Perouse also visited Cavite, the second most important city in the colony, and recorded his observations as follows:

"Cavite, three leagues to the southwest of Manila, was formerly a very considerable place, but in the Philippines, as in Europe, the large towns in a great measure drain the little ones; at this time there remains no more than the commandant of the arsenal, a contador, two lieutenants of the port, the commandant of the place, 150 men in the garrison, and the officers attached to this corps.

"All the other inhabitants are mulattos or Indians employed at the arsenal...and with their families, which are very numerous, they form a population of about 4,000 souls, divided between the city and the suburb of Saint Roch (San Roque).
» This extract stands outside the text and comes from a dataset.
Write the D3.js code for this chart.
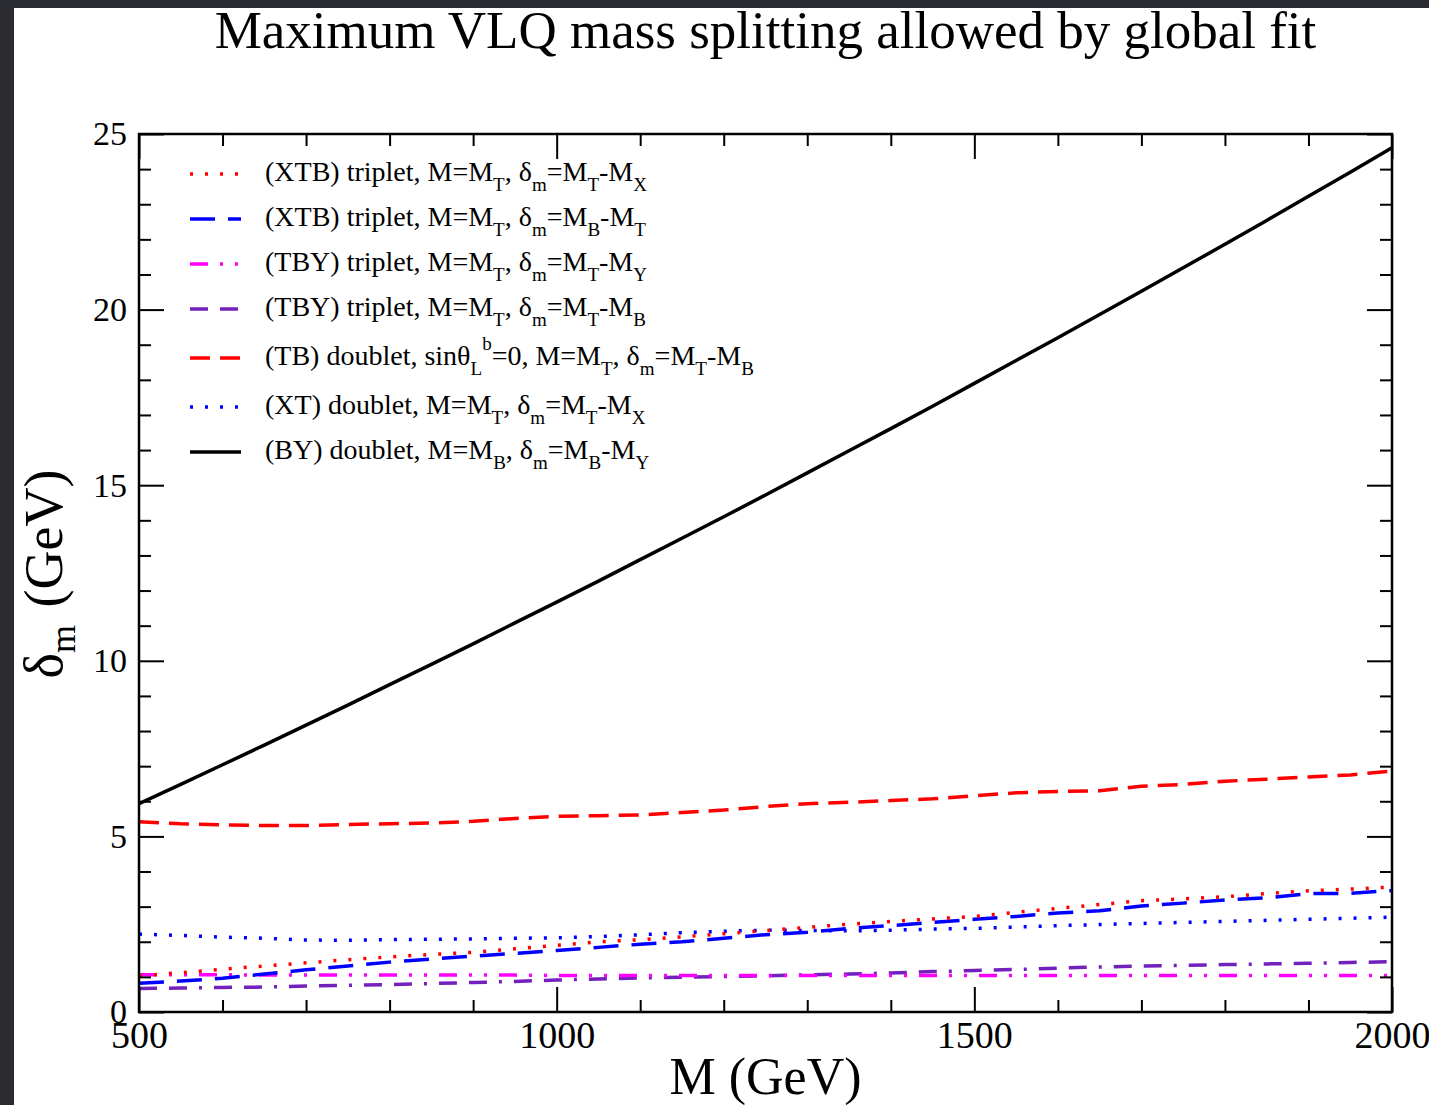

There are only two parishes there, and three convents for men, each occupied by two ecclesiastics, although 30 might be conveniently accommodated. The Jesuits formerly possessed a very handsome house here, which the commercial company, lately established by the government, has taken it into its own hands. The whole place seems little else than a heap of ruins; the old stone houses are either abandoned or occupied by Indians who never repair them; and Cavite, the second town of the Philippines, the capital of a province of its own name, is at this time only a paltry village, where there remain no other Spaniards than those of the military establishment and of the administration..."

Based on these accounts, it is probable that the father of Tomas Manuel was the bookkeeper, or officer, of the commercial company mentioned by Perouse as family tradition tells us. Tomas Manuel himself was obviously employed as a bookkeeper as tradition also tells us.

Romance at the end of the rainbow...

The decision of the Rocos to move to the Philippines obviously was correct as borne out by later developments. Tomas Manuel later moved to Manila for studies, and at the age of nineteen had a romantic interlude with an unnamed girl who gave birth to his firstborn son, Jose Norvento. Obviously, as there was no wedding that followed, the romance did not receive parental approval.

Two years later, he would marry a very lovely sixteen year old girl, Maria Guadalupe de los Reyes of Santa Cruz, Manila, and together, they would have fifteen children. Thus ended the odyssey of the Rocos of the Kingdom of Two Sicilies, and began the history of the Rocos of the Pearl of the Orient Seas.